↓↓↓
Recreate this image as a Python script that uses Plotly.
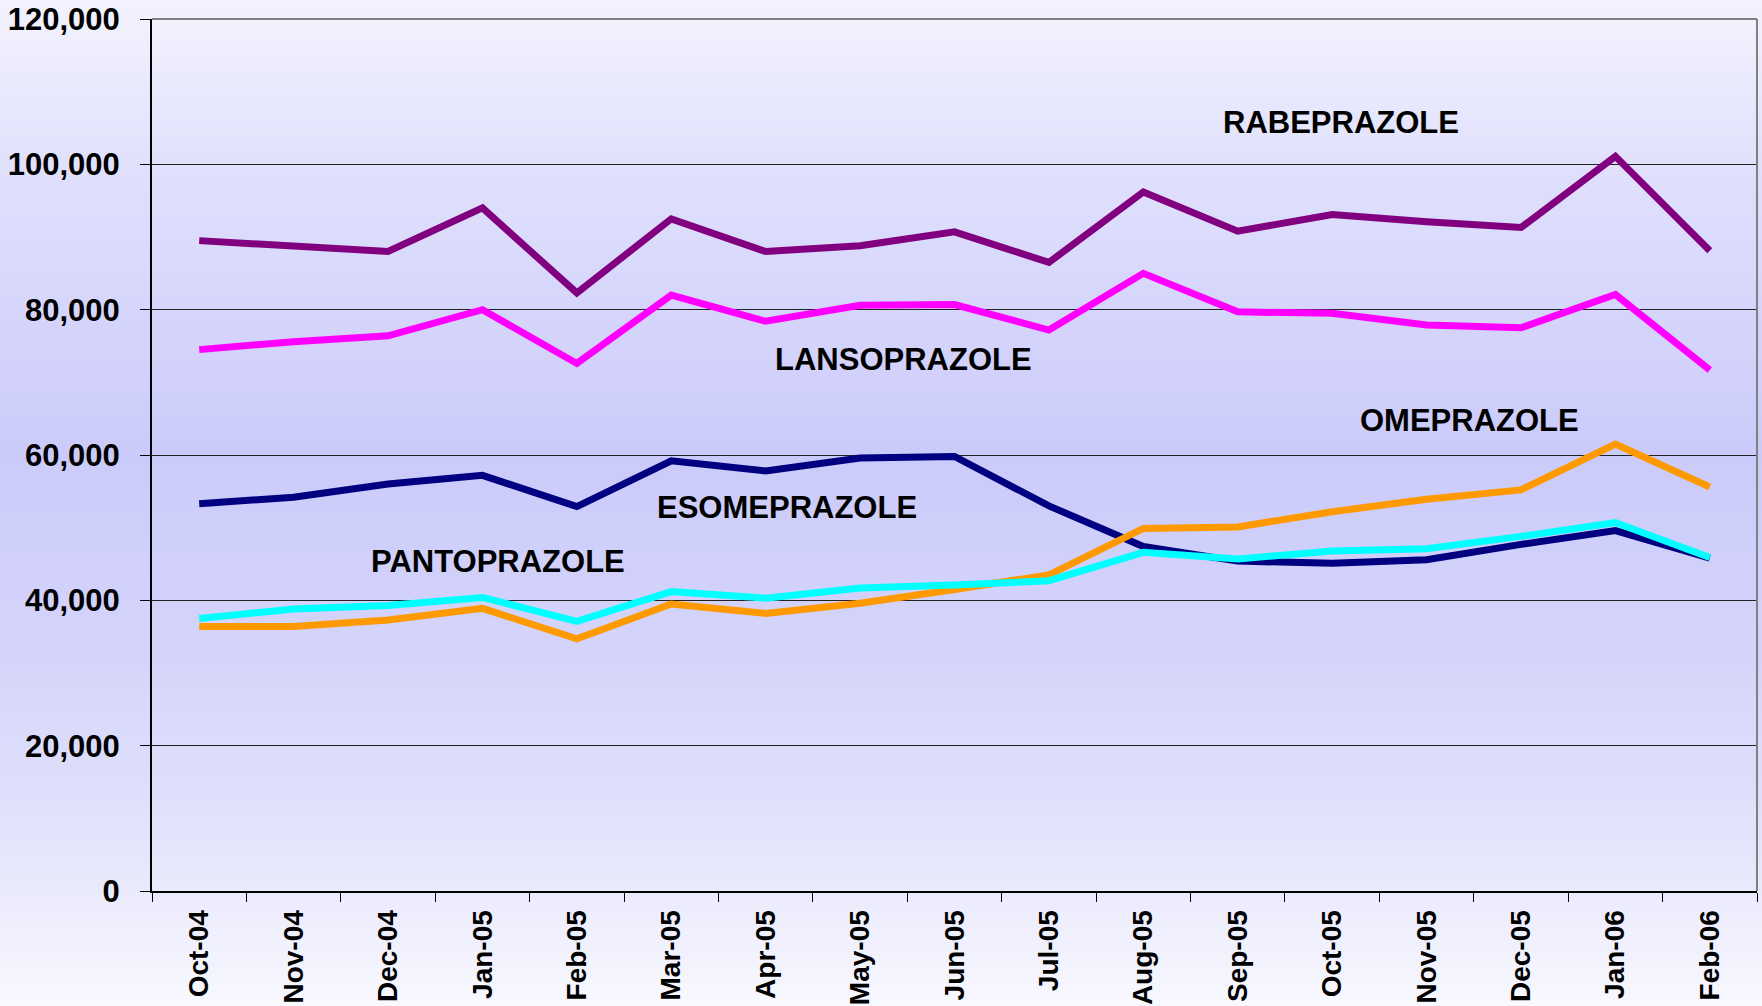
import plotly.graph_objects as go

months = ["Oct-04", "Nov-04", "Dec-04", "Jan-05", "Feb-05", "Mar-05", "Apr-05", "May-05",
          "Jun-05", "Jul-05", "Aug-05", "Sep-05", "Oct-05", "Nov-05", "Dec-05", "Jan-06", "Feb-06"]

rabeprazole = [89500, 88800, 88000, 94000, 82300, 92500, 88000, 88800, 90700, 86500, 96200,
               90800, 93100, 92100, 91300, 101100, 88100]
lansoprazole = [74500, 75600, 76400, 80000, 72600, 82000, 78400, 80600, 80700, 77200, 85000,
                79700, 79500, 77900, 77500, 82100, 71700]
esomeprazole = [53300, 54200, 56000, 57200, 52900, 59200, 57800, 59600, 59800, 53000, 47400,
                45400, 45100, 45600, 47700, 49600, 45800]
omeprazole = [36400, 36400, 37300, 38900, 34700, 39500, 38200, 39600, 41500, 43500, 49900,
              50100, 52200, 53900, 55200, 61500, 55600]
pantoprazole = [37500, 38800, 39300, 40400, 37100, 41200, 40300, 41700, 42100, 42700, 46600,
                45700, 46800, 47100, 48800, 50700, 45900]

series = [
    ("RABEPRAZOLE", rabeprazole, "#800080"),
    ("LANSOPRAZOLE", lansoprazole, "#FF00FF"),
    ("ESOMEPRAZOLE", esomeprazole, "#000080"),
    ("OMEPRAZOLE", omeprazole, "#FF9900"),
    ("PANTOPRAZOLE", pantoprazole, "#00FFFF"),
]

# label positions: (text, x category index, y value)
labels = [
    ("RABEPRAZOLE", 12.09, 105800),
    ("LANSOPRAZOLE", 7.46, 73200),
    ("OMEPRAZOLE", 13.45, 64700),
    ("ESOMEPRAZOLE", 6.23, 52800),
    ("PANTOPRAZOLE", 3.17, 45300),
]

fig = go.Figure()
for name, vals, col in series:
    fig.add_trace(go.Scatter(x=months, y=vals, mode="lines", name=name,
                             line=dict(color=col, width=7), showlegend=False))

# background gradient across whole figure
W, H = 1762, 1006
ml, mr, mt, mb = 152, 5, 19, 115
pw, ph = W - ml - mr, H - mt - mb
stops = [(0.0, (243, 243, 254)), (0.17, (224, 224, 252)), (0.45, (203, 203, 251)),
         (0.65, (212, 212, 251)), (0.80, (224, 224, 251)), (1.0, (248, 248, 255))]

def color_at(t):
    for (t0, c0), (t1, c1) in zip(stops[:-1], stops[1:]):
        if t0 <= t <= t1:
            f = (t - t0) / (t1 - t0)
            return "rgb(%d,%d,%d)" % tuple(round(a + (b - a) * f) for a, b in zip(c0, c1))
    return "rgb(%d,%d,%d)" % stops[-1][1]

shapes = []
step = 4
for py in range(0, H, step):
    y0 = (H - mb - py) / ph
    y1 = (H - mb - (py + step + 1)) / ph
    shapes.append(dict(type="rect", xref="paper", yref="paper",
                       x0=-ml / pw - 0.01, x1=1 + mr / pw + 0.01, y0=y1, y1=y0,
                       fillcolor=color_at((py + step / 2) / H), line=dict(width=0),
                       layer="below"))
# top and right plot border (gray)
shapes.append(dict(type="line", xref="paper", yref="paper", x0=0, x1=1, y0=1, y1=1,
                   line=dict(color="#808080", width=2)))
shapes.append(dict(type="line", xref="paper", yref="paper", x0=1, x1=1, y0=0, y1=1,
                   line=dict(color="#808080", width=2)))

annotations = [dict(x=x, y=y, xref="x", yref="y", text=t, showarrow=False,
                    font=dict(family="Liberation Sans, Arial, sans-serif", size=31,
                              color="black", weight="bold"))
               for t, x, y in labels]

fig.update_layout(
    width=W, height=H,
    margin=dict(l=ml, r=mr, t=mt, b=mb, autoexpand=False),
    paper_bgcolor="white",
    plot_bgcolor="rgba(0,0,0,0)",
    shapes=shapes,
    annotations=annotations,
    font=dict(family="Liberation Sans, Arial, sans-serif", color="black"),
)
fig.update_xaxes(
    type="category", tickangle=-90, tickson="boundaries",
    range=[-0.5, len(months) - 0.5],
    ticks="outside", ticklen=9, tickcolor="black", tickwidth=1,
    showline=True, linecolor="black", linewidth=2, showgrid=False,
    tickfont=dict(size=28, weight="bold", color="black"),
    ticklabelstandoff=6, automargin=False,
)
fig.update_yaxes(
    range=[0, 120000], dtick=20000, tickformat=",d",
    ticks="outside", ticklen=10, tickcolor="black", tickwidth=1,
    showline=True, linecolor="black", linewidth=2,
    showgrid=True, gridcolor="#222222", gridwidth=1, zeroline=False,
    tickfont=dict(size=31, weight="bold", color="black"),
    ticklabelstandoff=14, automargin=False,
)

fig.write_html("out.html", config={"displayModeBar": False},
               post_script="document.body.style.margin='0';document.body.style.overflow='hidden';")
↑↑↑
Return, unchanged, the lines from the first line of the material through the line that holds "45700, 46800, 47100, 48800, 50700, 45900]", inclusive, omitting pictures.

Recreate this image as a Python script that uses Plotly.
import plotly.graph_objects as go

months = ["Oct-04", "Nov-04", "Dec-04", "Jan-05", "Feb-05", "Mar-05", "Apr-05", "May-05",
          "Jun-05", "Jul-05", "Aug-05", "Sep-05", "Oct-05", "Nov-05", "Dec-05", "Jan-06", "Feb-06"]

rabeprazole = [89500, 88800, 88000, 94000, 82300, 92500, 88000, 88800, 90700, 86500, 96200,
               90800, 93100, 92100, 91300, 101100, 88100]
lansoprazole = [74500, 75600, 76400, 80000, 72600, 82000, 78400, 80600, 80700, 77200, 85000,
                79700, 79500, 77900, 77500, 82100, 71700]
esomeprazole = [53300, 54200, 56000, 57200, 52900, 59200, 57800, 59600, 59800, 53000, 47400,
                45400, 45100, 45600, 47700, 49600, 45800]
omeprazole = [36400, 36400, 37300, 38900, 34700, 39500, 38200, 39600, 41500, 43500, 49900,
              50100, 52200, 53900, 55200, 61500, 55600]
pantoprazole = [37500, 38800, 39300, 40400, 37100, 41200, 40300, 41700, 42100, 42700, 46600,
                45700, 46800, 47100, 48800, 50700, 45900]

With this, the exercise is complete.